◆ Dataset extract:
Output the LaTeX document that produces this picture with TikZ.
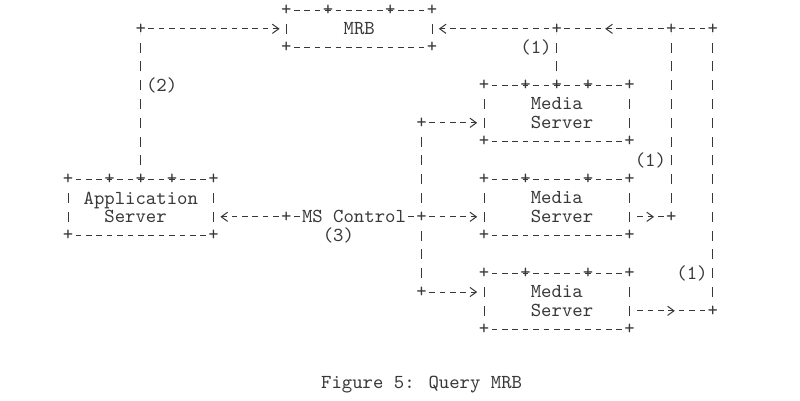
\documentclass[tikz,border=0pt]{standalone}
\usepackage{tikz}
\usetikzlibrary{positioning}
\usetikzlibrary{arrows.meta}
\definecolor{asciiColor}{rgb}{0.22,0.22,0.22}

\begin{document}
\begin{tikzpicture}[x=5.2pt,y=-9.4pt]

          \tikzstyle{textNode} = [asciiColor, font=\ttfamily\fontsize{9.9pt}{9.4pt}\selectfont, inner sep=0pt, outer sep=0pt];
          \tikzstyle{boxNode} = [textNode, minimum width=72.8pt, align=left];
          \tikzstyle{plusNode} = [textNode];

          \tikzstyle{hEdge} = [asciiColor, line width=0.5pt, dash pattern=on 2.8pt off 2.4pt, dash phase=2.8pt, shorten <=1.4pt, shorten >=1.4pt];
          \tikzstyle{vEdge} = [asciiColor, line width=0.45pt, dash pattern=on 5pt off 4.4pt, dash phase=5pt, shorten <=2.5pt, shorten >=2.5pt];
          \tikzstyle{arrowEdge} = [hEdge, -{Straight Barb[length=3.2pt,width=4.6pt,sep=2pt]}, shorten >=1.4pt];
          \tikzstyle{midArrowEdge} = [hEdge, -{Straight Barb[length=3.2pt,width=4.6pt,sep=2pt]}, shorten >=-3.8pt];

          \fill[white] (-6.538,-0.532) rectangle (70.385,20.745);
          \useasboundingbox (-6.538,-0.532) rectangle (70.385,20.745);

          \node[boxNode, minimum height=18.8pt] (mrb) at (28,1) {MRB};
          \node[boxNode, minimum height=28.2pt] (ms1) at (47,5.5) {\hphantom{M}Media\\\hphantom{M}Server};
          \node[boxNode, minimum height=28.2pt] (ms2) at (47,10.5) {\hphantom{M}Media\\\hphantom{M}Server};
          \node[boxNode, minimum height=28.2pt] (ms3) at (47,15.5) {\hphantom{M}Media\\\hphantom{M}Server};
          \node[boxNode, minimum height=28.2pt] (app) at (7,10.5) {Application\\\hphantom{MM}Server};
          \node[textNode] (ctrl) at (27.5,11) {MS Control};

          \coordinate (toMrb) at (7,1);
          \coordinate (fromMs1) at (47,1);
          \coordinate (arrowTop) at (52,1);
          \coordinate (fromMs2) at (58,1);
          \coordinate (fromMs3) at (62,1);
          \coordinate (ms2Out) at (58,11);
          \coordinate (ms2Arrow) at (56,11);
          \coordinate (ms3Out) at (62,16);
          \coordinate (ms3Arrow) at (58,16);
          \coordinate (ctrlLeft) at (21,11);
          \coordinate (ctrlSplit) at (34,11);
          \coordinate (ctrlUp) at (34,6);
          \coordinate (ctrlDown) at (34,15);

          \foreach \b in {mrb,ms1,ms2,ms3,app} {
            \draw[hEdge] (\b.north west) -- (\b.north east);
            \draw[hEdge] (\b.south west) -- (\b.south east);
            \draw[vEdge] (\b.north west) -- (\b.south west);
            \draw[vEdge] (\b.north east) -- (\b.south east);
          }

          \draw[vEdge] (app.north) -- (toMrb);
          \draw[arrowEdge] (toMrb) -- (mrb.west);
          \draw[vEdge] (ms1.north) -- (fromMs1);
          \draw[arrowEdge] (fromMs1) -- (mrb.east);
          \draw[hEdge] (fromMs1) -- (arrowTop);
          \draw[midArrowEdge] (fromMs2) -- (arrowTop);
          \draw[hEdge] (fromMs3) -- (fromMs2);
          \draw[vEdge] (ms2Out) -- (fromMs2);
          \draw[vEdge] (ms3Out) -- (fromMs3);
          \draw[midArrowEdge] (ms2Out -| ms2.east) -- (ms2Arrow);
          \draw[hEdge] (ms2Arrow) -- (ms2Out);
          \draw[midArrowEdge] (ms3Out -| ms3.east) -- (ms3Arrow);
          \draw[hEdge] (ms3Arrow) -- (ms3Out);

          \draw[arrowEdge] (ctrlLeft) -- (ctrlLeft -| app.east);
          \draw[hEdge, shorten >=0pt] (ctrlLeft) -- (ctrl.west);
          \draw[hEdge, shorten >=0pt] (ctrlSplit) -- (ctrl.east);
          \draw[vEdge] (ctrlUp) -- (ctrlSplit);
          \draw[vEdge] (ctrlSplit) -- (ctrlDown);
          \draw[arrowEdge] (ctrlUp) -- (ctrlUp -| ms1.west);
          \draw[arrowEdge] (ctrlSplit) -- (ms2.west |- ctrlSplit);
          \draw[arrowEdge] (ctrlDown) -- (ctrlDown -| ms3.west);

          \foreach \p [count=\i] in {(mrb.north west),(25,0),(31,0),(mrb.north east),(mrb.south west),(mrb.south east),
                                     (ms1.north west),(44,4),(50,4),(ms1.north east),(ms1.south west),(ms1.south east),
                                     (ms2.north west),(44,9),(50,9),(ms2.north east),(ms2.south west),(ms2.south east),
                                     (ms3.north west),(44,14),(50,14),(ms3.north east),(ms3.south west),(ms3.south east),
                                     (app.north west),(4,9),(10,9),(app.north east),(app.south west),(app.south east),
                                     (ms1.north),(app.north),(toMrb),(fromMs1),(fromMs2),(fromMs3),(ms2Out),(ms3Out),
                                     (ctrlLeft),(ctrlSplit),(ctrlUp),(ctrlDown)}
            \node[plusNode] (plus\i) at \p {+};

          \node[textNode] (lblTwo) at (9,4) {(2)};
          \node[textNode] (lblOneTop) at (45,2) {(1)};
          \node[textNode] (lblOneMid) at (56,8) {(1)};
          \node[textNode] (lblOneLow) at (60,14) {(1)};
          \node[textNode] (lblThree) at (26,12) {(3)};
          \node[textNode] (caption) at (34,19.9) {Figure 5: Query MRB};
        \end{tikzpicture}
\end{document}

◆ Task brief: Repeat only what lies between the start of the data and the end of the line containing "(ctrl) at (27.5,11)", exactly, with pictures left out.

◆ Answer to the problem:
Output the LaTeX document that produces this picture with TikZ.
\documentclass[tikz,border=0pt]{standalone}
\usepackage{tikz}
\usetikzlibrary{positioning}
\usetikzlibrary{arrows.meta}
\definecolor{asciiColor}{rgb}{0.22,0.22,0.22}

\begin{document}
\begin{tikzpicture}[x=5.2pt,y=-9.4pt]

          \tikzstyle{textNode} = [asciiColor, font=\ttfamily\fontsize{9.9pt}{9.4pt}\selectfont, inner sep=0pt, outer sep=0pt];
          \tikzstyle{boxNode} = [textNode, minimum width=72.8pt, align=left];
          \tikzstyle{plusNode} = [textNode];

          \tikzstyle{hEdge} = [asciiColor, line width=0.5pt, dash pattern=on 2.8pt off 2.4pt, dash phase=2.8pt, shorten <=1.4pt, shorten >=1.4pt];
          \tikzstyle{vEdge} = [asciiColor, line width=0.45pt, dash pattern=on 5pt off 4.4pt, dash phase=5pt, shorten <=2.5pt, shorten >=2.5pt];
          \tikzstyle{arrowEdge} = [hEdge, -{Straight Barb[length=3.2pt,width=4.6pt,sep=2pt]}, shorten >=1.4pt];
          \tikzstyle{midArrowEdge} = [hEdge, -{Straight Barb[length=3.2pt,width=4.6pt,sep=2pt]}, shorten >=-3.8pt];

          \fill[white] (-6.538,-0.532) rectangle (70.385,20.745);
          \useasboundingbox (-6.538,-0.532) rectangle (70.385,20.745);

          \node[boxNode, minimum height=18.8pt] (mrb) at (28,1) {MRB};
          \node[boxNode, minimum height=28.2pt] (ms1) at (47,5.5) {\hphantom{M}Media\\\hphantom{M}Server};
          \node[boxNode, minimum height=28.2pt] (ms2) at (47,10.5) {\hphantom{M}Media\\\hphantom{M}Server};
          \node[boxNode, minimum height=28.2pt] (ms3) at (47,15.5) {\hphantom{M}Media\\\hphantom{M}Server};
          \node[boxNode, minimum height=28.2pt] (app) at (7,10.5) {Application\\\hphantom{MM}Server};
          \node[textNode] (ctrl) at (27.5,11) {MS Control};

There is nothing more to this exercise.